Lightweight images with multi-stage builds in Docker

May 10, 2018
[ docker  ]

Size matters. When you’re shipping code in containers, it’s important to remember that your container images are pulled on every node within your Swarm or Kubernetes clusters. This means that as you scale out your cluster nodes or schedule workloads on new nodes in your cluster, the size of your image becomes non-trivial for cold start time.
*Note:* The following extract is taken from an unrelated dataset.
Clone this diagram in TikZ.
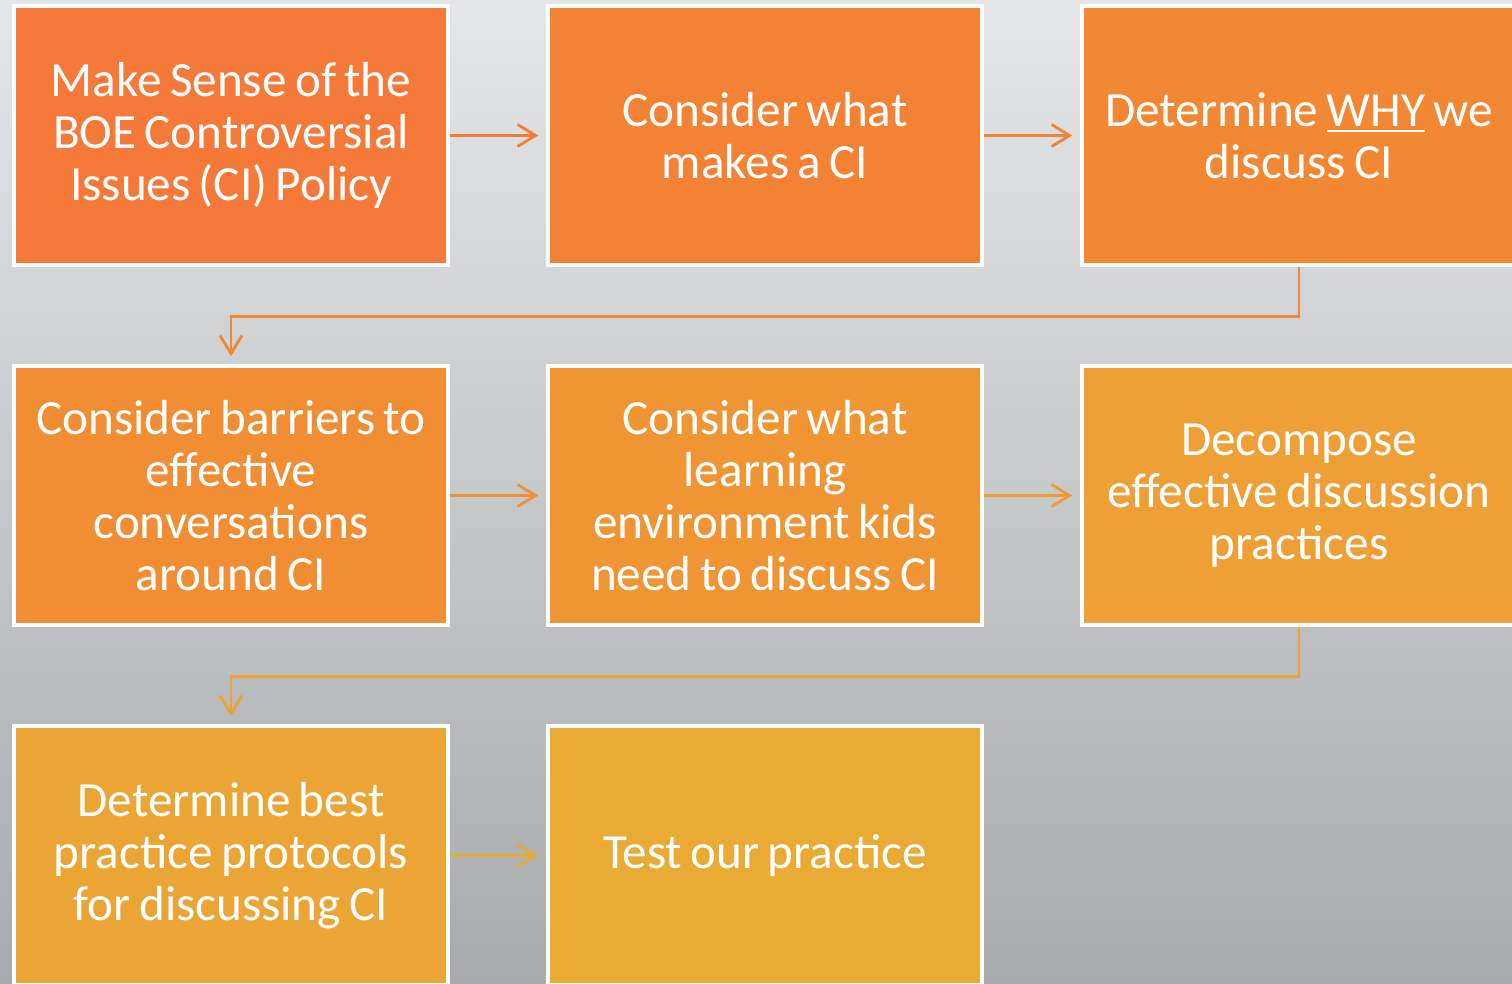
\documentclass[tikz,border=0pt]{standalone}
\usepackage{fontspec}
\setmainfont{Carlito}
\usetikzlibrary{positioning,arrows.meta}

\definecolor{bgtop}{RGB}{229,230,232}
\definecolor{bgbottom}{RGB}{167,171,172}
\definecolor{stepa}{RGB}{245,121,56}
\definecolor{stepb}{RGB}{243,130,53}
\definecolor{stepc}{RGB}{242,136,52}
\definecolor{stepd}{RGB}{241,142,52}
\definecolor{stepe}{RGB}{240,149,52}
\definecolor{stepf}{RGB}{238,159,53}
\definecolor{stepg}{RGB}{235,165,53}
\definecolor{steph}{RGB}{234,171,52}

\tikzset{
  stepbox/.style={draw=white, line width=1pt, text=white, inner sep=0.1cm,
    minimum width=4.34cm, minimum height=2.59cm, text width=4.1cm, align=center,
    font=\fontsize{14}{14.8}\selectfont,
    execute at begin node={\spaceskip=0.17em\relax}},
  flow/.style={-{Straight Barb[length=1.8mm,width=2.2mm]}, line width=0.8pt, shorten >=0.08cm}
}

\begin{document}
\begin{tikzpicture}
% Hintergrund
\useasboundingbox (0,0) rectangle (15.12,9.83);
\shade[top color=bgtop, bottom color=bgbottom] (0,0) rectangle (15.12,9.83);

% Zeile 1
\node[stepbox, fill=stepa] (sense) at (2.31,8.475) {Make Sense of the\\BOE Controversial\\Issues (CI) Policy};
\node[stepbox, fill=stepb, right=0.965cm of sense] (what) {Consider what\\makes a CI};
\node[stepbox, fill=stepc, right=0.965cm of what] (why) {Determine \underline{WHY} we\\discuss CI};

% Zeile 2
\node[stepbox, fill=stepd, below=0.975cm of sense] (barriers) {Consider barriers to\\effective\\conversations\\around CI};
\node[stepbox, fill=stepe, right=0.965cm of barriers] (environ) {Consider what\\learning\\environment kids\\need to discuss CI};
\node[stepbox, fill=stepf, right=0.965cm of environ] (decomp) {Decompose\\effective discussion\\practices};

% Zeile 3
\node[stepbox, fill=stepg, below=0.975cm of barriers] (protocols) {Determine best\\practice protocols\\for discussing CI};
\node[stepbox, fill=steph, right=0.965cm of protocols] (test) {Test our practice};

% Pfeile
\draw[flow, draw={rgb,255:red,244;green,124;blue,55}] (sense) -- (what);
\draw[flow, draw={rgb,255:red,242;green,133;blue,52}] (what) -- (why);
\draw[flow, draw={rgb,255:red,241;green,135;blue,52}] (why.south) -- ++(0,-0.5) -| (barriers.north);
\draw[flow, draw={rgb,255:red,240;green,145;blue,52}] (barriers) -- (environ);
\draw[flow, draw={rgb,255:red,239;green,154;blue,52}] (environ) -- (decomp);
\draw[flow, draw={rgb,255:red,237;green,163;blue,52}] (decomp.south) -- ++(0,-0.5) -| (protocols.north);
\draw[flow, draw={rgb,255:red,234;green,168;blue,52}] (protocols) -- (test);
\end{tikzpicture}
\end{document}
It’s a best practice to use containers to resolve dependencies (dotnet restore, npm install) and build (dotnet build, webpack) code because it ensures a consistent environment where the team’s specific version of Node.js becomes less important. Unfortunately, this also requires that the containers in which we build code must also have build dependencies installed, such as the .NET Core SDK or Node.js. Since you don’t need all those dependencies in production, how can you slim down your images?

Multi-stage builds

Multi-stage builds allow you to restore and build code in a container with a more robust base image, but then copy the resulting app to a slimmer image that only has the bare minimum. Here’s an example Dockerfile:

# Starting with a feature-rich base image for build
FROM node:8.11.1 as build-env
WORKDIR /src
COPY . .
RUN npm install

# Switching to a slimmer base image for production
FROM alpine:latest

# Adding node
RUN apk add --no-cache nodejs
WORKDIR /app

# Copy artifacts from build container to slimmer container image
COPY --from=build-env /src .

CMD node app.js

I tried building the image from the first 4 lines, then from the entire Dockerfile. Here’s the difference in image size between stages:

_config.yml

That is a substantial size difference between the two images, mostly because the node:8.11.1 base image is 672MB while the alpine:latest image is only 4.15MB. It’s always a good idea to use the slimmest responsible base image for production workloads.

Note: for those using .NET Core, Microsoft has a build base image with the SDK (microsoft/aspnetcore-build) and a slimmed down base image with just the runtime (microsoft/aspnetcore).